▶ **WHAT THIS TASK INVOLVES**: Copy every entry word for word. Skip the pictures.

▶ **Stored items from a collection**:
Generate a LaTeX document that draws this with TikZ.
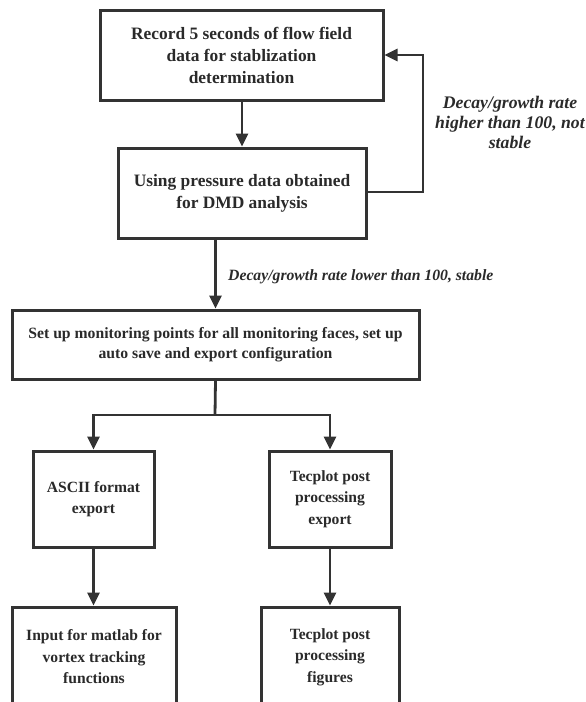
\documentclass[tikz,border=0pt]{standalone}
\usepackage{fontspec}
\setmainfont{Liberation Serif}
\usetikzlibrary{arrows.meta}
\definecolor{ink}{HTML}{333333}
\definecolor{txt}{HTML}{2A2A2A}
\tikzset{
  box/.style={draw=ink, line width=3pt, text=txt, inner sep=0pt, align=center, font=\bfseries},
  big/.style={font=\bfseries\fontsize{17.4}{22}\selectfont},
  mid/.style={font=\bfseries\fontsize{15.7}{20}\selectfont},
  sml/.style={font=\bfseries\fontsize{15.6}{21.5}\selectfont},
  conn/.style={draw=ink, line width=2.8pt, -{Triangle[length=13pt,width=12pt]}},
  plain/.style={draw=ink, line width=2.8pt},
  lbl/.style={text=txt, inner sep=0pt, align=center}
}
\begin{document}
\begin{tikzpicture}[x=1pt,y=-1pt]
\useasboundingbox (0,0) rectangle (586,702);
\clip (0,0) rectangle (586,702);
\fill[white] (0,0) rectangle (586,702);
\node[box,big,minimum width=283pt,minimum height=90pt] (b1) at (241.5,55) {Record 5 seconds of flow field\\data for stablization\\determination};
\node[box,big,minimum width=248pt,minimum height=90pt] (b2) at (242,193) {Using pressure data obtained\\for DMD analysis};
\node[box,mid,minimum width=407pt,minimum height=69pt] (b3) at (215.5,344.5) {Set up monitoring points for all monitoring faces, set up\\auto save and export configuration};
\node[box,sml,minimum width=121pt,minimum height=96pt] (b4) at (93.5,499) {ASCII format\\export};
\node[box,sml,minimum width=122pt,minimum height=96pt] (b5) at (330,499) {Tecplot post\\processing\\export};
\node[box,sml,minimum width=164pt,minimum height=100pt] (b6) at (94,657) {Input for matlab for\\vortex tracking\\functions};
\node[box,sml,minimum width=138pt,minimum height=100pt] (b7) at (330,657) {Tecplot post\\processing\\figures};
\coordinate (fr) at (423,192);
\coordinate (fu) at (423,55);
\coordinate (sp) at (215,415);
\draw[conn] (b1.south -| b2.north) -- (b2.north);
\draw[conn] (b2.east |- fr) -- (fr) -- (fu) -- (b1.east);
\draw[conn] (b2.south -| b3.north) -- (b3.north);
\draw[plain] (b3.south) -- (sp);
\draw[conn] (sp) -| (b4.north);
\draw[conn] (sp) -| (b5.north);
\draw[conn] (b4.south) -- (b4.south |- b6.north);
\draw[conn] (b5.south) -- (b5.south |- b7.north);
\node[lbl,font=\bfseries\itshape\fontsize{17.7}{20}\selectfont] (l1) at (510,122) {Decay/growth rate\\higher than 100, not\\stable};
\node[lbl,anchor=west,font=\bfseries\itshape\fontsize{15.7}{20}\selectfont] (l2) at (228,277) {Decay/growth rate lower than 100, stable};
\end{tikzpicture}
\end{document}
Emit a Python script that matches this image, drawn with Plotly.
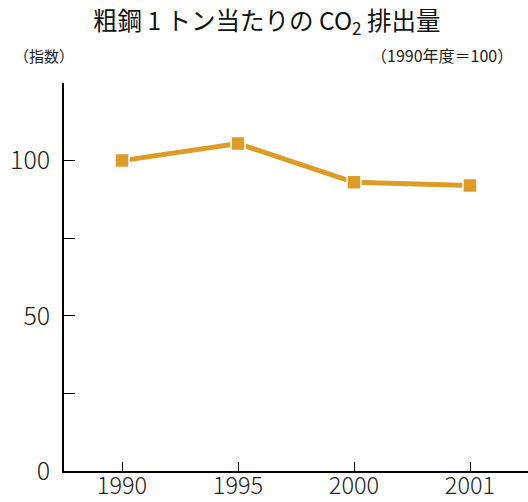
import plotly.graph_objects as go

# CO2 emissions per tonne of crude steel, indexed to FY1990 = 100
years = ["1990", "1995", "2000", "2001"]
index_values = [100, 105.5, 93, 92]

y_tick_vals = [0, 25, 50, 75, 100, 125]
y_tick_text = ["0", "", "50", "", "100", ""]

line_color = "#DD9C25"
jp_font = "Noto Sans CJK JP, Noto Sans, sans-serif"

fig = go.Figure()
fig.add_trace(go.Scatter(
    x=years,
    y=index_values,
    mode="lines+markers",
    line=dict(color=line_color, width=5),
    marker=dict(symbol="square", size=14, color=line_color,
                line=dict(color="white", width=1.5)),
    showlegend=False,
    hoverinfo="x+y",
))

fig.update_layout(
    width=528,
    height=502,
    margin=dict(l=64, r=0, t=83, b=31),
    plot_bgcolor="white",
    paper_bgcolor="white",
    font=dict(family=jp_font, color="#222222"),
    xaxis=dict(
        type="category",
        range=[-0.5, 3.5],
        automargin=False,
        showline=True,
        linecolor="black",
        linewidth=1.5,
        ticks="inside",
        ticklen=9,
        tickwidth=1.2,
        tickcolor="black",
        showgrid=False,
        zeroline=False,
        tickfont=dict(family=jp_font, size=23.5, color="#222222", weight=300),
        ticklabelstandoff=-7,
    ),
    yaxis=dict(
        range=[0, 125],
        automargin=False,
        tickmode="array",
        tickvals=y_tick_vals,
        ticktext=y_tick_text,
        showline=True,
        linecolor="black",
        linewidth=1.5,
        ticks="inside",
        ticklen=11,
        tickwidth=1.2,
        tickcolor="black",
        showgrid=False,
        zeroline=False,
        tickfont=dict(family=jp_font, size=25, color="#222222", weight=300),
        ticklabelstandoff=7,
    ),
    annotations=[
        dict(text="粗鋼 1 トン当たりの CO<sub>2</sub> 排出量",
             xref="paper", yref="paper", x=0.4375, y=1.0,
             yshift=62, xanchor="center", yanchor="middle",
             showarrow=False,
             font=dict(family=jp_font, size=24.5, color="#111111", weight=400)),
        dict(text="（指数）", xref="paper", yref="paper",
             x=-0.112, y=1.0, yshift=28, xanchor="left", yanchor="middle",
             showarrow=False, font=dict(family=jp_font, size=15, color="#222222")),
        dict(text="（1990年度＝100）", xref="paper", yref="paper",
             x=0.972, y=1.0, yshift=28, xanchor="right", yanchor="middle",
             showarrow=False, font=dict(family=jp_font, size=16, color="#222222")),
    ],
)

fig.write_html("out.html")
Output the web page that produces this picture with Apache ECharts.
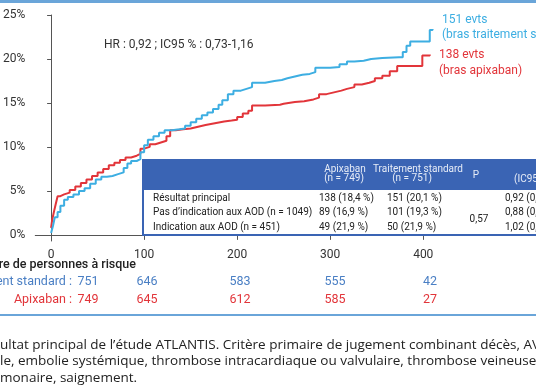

▶ **EXERCISE RESULT**:
Generate a LaTeX document that draws this with TikZ.
\documentclass[tikz,border=0pt]{standalone}
\usepackage{fontspec}
\setmainfont{Liberation Serif}
\usetikzlibrary{arrows.meta}
\definecolor{ink}{HTML}{333333}
\definecolor{txt}{HTML}{2A2A2A}
\tikzset{
  box/.style={draw=ink, line width=3pt, text=txt, inner sep=0pt, align=center, font=\bfseries},
  big/.style={font=\bfseries\fontsize{17.4}{22}\selectfont},
  mid/.style={font=\bfseries\fontsize{15.7}{20}\selectfont},
  sml/.style={font=\bfseries\fontsize{15.6}{21.5}\selectfont},
  conn/.style={draw=ink, line width=2.8pt, -{Triangle[length=13pt,width=12pt]}},
  plain/.style={draw=ink, line width=2.8pt},
  lbl/.style={text=txt, inner sep=0pt, align=center}
}
\begin{document}
\begin{tikzpicture}[x=1pt,y=-1pt]
\useasboundingbox (0,0) rectangle (586,702);
\clip (0,0) rectangle (586,702);
\fill[white] (0,0) rectangle (586,702);
\node[box,big,minimum width=283pt,minimum height=90pt] (b1) at (241.5,55) {Record 5 seconds of flow field\\data for stablization\\determination};
\node[box,big,minimum width=248pt,minimum height=90pt] (b2) at (242,193) {Using pressure data obtained\\for DMD analysis};
\node[box,mid,minimum width=407pt,minimum height=69pt] (b3) at (215.5,344.5) {Set up monitoring points for all monitoring faces, set up\\auto save and export configuration};
\node[box,sml,minimum width=121pt,minimum height=96pt] (b4) at (93.5,499) {ASCII format\\export};
\node[box,sml,minimum width=122pt,minimum height=96pt] (b5) at (330,499) {Tecplot post\\processing\\export};
\node[box,sml,minimum width=164pt,minimum height=100pt] (b6) at (94,657) {Input for matlab for\\vortex tracking\\functions};
\node[box,sml,minimum width=138pt,minimum height=100pt] (b7) at (330,657) {Tecplot post\\processing\\figures};
\coordinate (fr) at (423,192);
\coordinate (fu) at (423,55);
\coordinate (sp) at (215,415);
\draw[conn] (b1.south -| b2.north) -- (b2.north);
\draw[conn] (b2.east |- fr) -- (fr) -- (fu) -- (b1.east);
\draw[conn] (b2.south -| b3.north) -- (b3.north);
\draw[plain] (b3.south) -- (sp);
\draw[conn] (sp) -| (b4.north);
\draw[conn] (sp) -| (b5.north);
\draw[conn] (b4.south) -- (b4.south |- b6.north);
\draw[conn] (b5.south) -- (b5.south |- b7.north);
\node[lbl,font=\bfseries\itshape\fontsize{17.7}{20}\selectfont] (l1) at (510,122) {Decay/growth rate\\higher than 100, not\\stable};
\node[lbl,anchor=west,font=\bfseries\itshape\fontsize{15.7}{20}\selectfont] (l2) at (228,277) {Decay/growth rate lower than 100, stable};
\end{tikzpicture}
\end{document}
Emit a Python script that matches this image, drawn with Plotly.
import plotly.graph_objects as go

# CO2 emissions per tonne of crude steel, indexed to FY1990 = 100
years = ["1990", "1995", "2000", "2001"]
index_values = [100, 105.5, 93, 92]

y_tick_vals = [0, 25, 50, 75, 100, 125]
y_tick_text = ["0", "", "50", "", "100", ""]

line_color = "#DD9C25"
jp_font = "Noto Sans CJK JP, Noto Sans, sans-serif"

fig = go.Figure()
fig.add_trace(go.Scatter(
    x=years,
    y=index_values,
    mode="lines+markers",
    line=dict(color=line_color, width=5),
    marker=dict(symbol="square", size=14, color=line_color,
                line=dict(color="white", width=1.5)),
    showlegend=False,
    hoverinfo="x+y",
))

fig.update_layout(
    width=528,
    height=502,
    margin=dict(l=64, r=0, t=83, b=31),
    plot_bgcolor="white",
    paper_bgcolor="white",
    font=dict(family=jp_font, color="#222222"),
    xaxis=dict(
        type="category",
        range=[-0.5, 3.5],
        automargin=False,
        showline=True,
        linecolor="black",
        linewidth=1.5,
        ticks="inside",
        ticklen=9,
        tickwidth=1.2,
        tickcolor="black",
        showgrid=False,
        zeroline=False,
        tickfont=dict(family=jp_font, size=23.5, color="#222222", weight=300),
        ticklabelstandoff=-7,
    ),
    yaxis=dict(
        range=[0, 125],
        automargin=False,
        tickmode="array",
        tickvals=y_tick_vals,
        ticktext=y_tick_text,
        showline=True,
        linecolor="black",
        linewidth=1.5,
        ticks="inside",
        ticklen=11,
        tickwidth=1.2,
        tickcolor="black",
        showgrid=False,
        zeroline=False,
        tickfont=dict(family=jp_font, size=25, color="#222222", weight=300),
        ticklabelstandoff=7,
    ),
    annotations=[
        dict(text="粗鋼 1 トン当たりの CO<sub>2</sub> 排出量",
             xref="paper", yref="paper", x=0.4375, y=1.0,
             yshift=62, xanchor="center", yanchor="middle",
             showarrow=False,
             font=dict(family=jp_font, size=24.5, color="#111111", weight=400)),
        dict(text="（指数）", xref="paper", yref="paper",
             x=-0.112, y=1.0, yshift=28, xanchor="left", yanchor="middle",
             showarrow=False, font=dict(family=jp_font, size=15, color="#222222")),
        dict(text="（1990年度＝100）", xref="paper", yref="paper",
             x=0.972, y=1.0, yshift=28, xanchor="right", yanchor="middle",
             showarrow=False, font=dict(family=jp_font, size=16, color="#222222")),
    ],
)

fig.write_html("out.html")
Output the web page that produces this picture with Apache ECharts.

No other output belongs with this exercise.